## DATA FOR PROCESSING
+++
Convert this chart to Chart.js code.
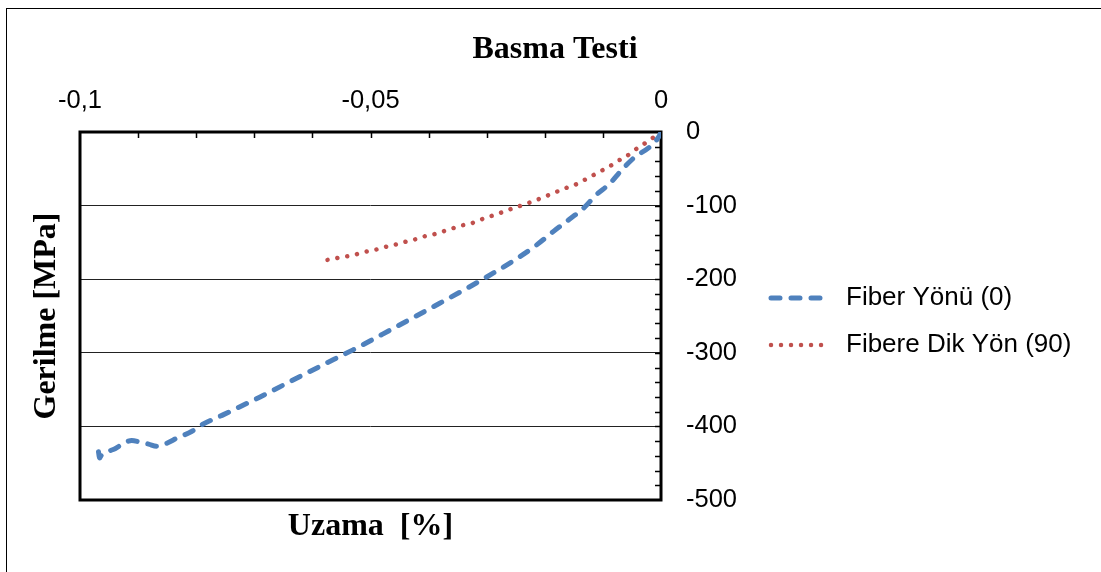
+++
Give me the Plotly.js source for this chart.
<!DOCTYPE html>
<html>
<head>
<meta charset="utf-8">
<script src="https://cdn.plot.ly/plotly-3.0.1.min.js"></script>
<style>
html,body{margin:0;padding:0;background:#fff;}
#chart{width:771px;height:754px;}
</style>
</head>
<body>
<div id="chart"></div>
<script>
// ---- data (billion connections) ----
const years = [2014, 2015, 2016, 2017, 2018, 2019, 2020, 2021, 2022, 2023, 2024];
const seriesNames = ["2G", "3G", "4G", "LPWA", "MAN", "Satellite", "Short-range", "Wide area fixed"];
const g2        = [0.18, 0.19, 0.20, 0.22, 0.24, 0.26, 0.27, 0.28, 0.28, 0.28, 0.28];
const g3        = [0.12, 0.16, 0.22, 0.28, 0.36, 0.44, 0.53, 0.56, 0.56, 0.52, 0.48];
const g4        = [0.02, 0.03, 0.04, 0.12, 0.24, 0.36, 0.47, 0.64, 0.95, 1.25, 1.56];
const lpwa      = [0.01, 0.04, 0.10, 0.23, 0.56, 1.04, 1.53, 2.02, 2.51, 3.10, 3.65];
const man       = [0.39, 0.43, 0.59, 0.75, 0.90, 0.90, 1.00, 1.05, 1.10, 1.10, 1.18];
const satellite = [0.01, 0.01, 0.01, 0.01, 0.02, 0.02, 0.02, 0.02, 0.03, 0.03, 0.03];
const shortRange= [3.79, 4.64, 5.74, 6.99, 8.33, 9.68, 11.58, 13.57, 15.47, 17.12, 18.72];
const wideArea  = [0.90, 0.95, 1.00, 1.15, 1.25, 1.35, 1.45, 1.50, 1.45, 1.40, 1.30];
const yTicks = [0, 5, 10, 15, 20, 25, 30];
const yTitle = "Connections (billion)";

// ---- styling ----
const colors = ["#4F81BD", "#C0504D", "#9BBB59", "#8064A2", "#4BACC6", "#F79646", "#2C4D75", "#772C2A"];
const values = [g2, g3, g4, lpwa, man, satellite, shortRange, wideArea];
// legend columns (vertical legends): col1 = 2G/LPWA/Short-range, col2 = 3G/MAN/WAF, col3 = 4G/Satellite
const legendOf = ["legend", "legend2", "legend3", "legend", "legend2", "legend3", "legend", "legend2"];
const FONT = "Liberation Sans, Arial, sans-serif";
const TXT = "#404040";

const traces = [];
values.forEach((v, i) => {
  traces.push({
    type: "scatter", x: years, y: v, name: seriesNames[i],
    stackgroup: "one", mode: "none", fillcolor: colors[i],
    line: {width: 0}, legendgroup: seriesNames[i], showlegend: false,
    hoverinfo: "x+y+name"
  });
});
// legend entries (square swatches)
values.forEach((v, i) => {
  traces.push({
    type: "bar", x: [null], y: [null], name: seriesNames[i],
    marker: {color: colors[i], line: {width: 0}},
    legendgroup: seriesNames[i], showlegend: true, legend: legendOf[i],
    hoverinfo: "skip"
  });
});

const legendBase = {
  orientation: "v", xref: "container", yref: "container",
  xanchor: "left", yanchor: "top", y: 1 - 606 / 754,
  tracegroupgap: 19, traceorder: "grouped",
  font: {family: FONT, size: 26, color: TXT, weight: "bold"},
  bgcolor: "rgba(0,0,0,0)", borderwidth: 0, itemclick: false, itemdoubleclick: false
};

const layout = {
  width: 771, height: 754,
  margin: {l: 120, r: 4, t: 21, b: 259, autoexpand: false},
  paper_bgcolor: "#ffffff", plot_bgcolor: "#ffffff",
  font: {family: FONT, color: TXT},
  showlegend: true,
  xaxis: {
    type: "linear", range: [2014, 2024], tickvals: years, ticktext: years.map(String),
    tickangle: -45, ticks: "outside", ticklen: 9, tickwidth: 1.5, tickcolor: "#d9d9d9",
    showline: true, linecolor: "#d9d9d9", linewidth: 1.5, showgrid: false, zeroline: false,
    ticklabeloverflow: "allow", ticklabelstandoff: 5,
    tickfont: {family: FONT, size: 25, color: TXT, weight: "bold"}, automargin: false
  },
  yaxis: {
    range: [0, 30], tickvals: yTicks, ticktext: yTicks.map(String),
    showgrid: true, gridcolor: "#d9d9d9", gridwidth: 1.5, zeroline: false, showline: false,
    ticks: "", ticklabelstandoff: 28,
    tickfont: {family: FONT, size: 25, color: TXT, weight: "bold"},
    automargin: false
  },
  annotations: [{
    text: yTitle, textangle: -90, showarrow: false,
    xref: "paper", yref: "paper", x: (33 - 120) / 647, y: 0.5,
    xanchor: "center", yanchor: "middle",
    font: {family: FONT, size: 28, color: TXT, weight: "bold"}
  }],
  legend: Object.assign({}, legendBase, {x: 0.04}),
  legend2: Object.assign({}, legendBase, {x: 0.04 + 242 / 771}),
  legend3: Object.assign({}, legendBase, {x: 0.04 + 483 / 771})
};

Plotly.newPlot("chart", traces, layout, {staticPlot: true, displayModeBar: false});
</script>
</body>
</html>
+++
Return only those lines of the records that contain the string "this".

## TASK RESULT
Convert this chart to Chart.js code.
Give me the Plotly.js source for this chart.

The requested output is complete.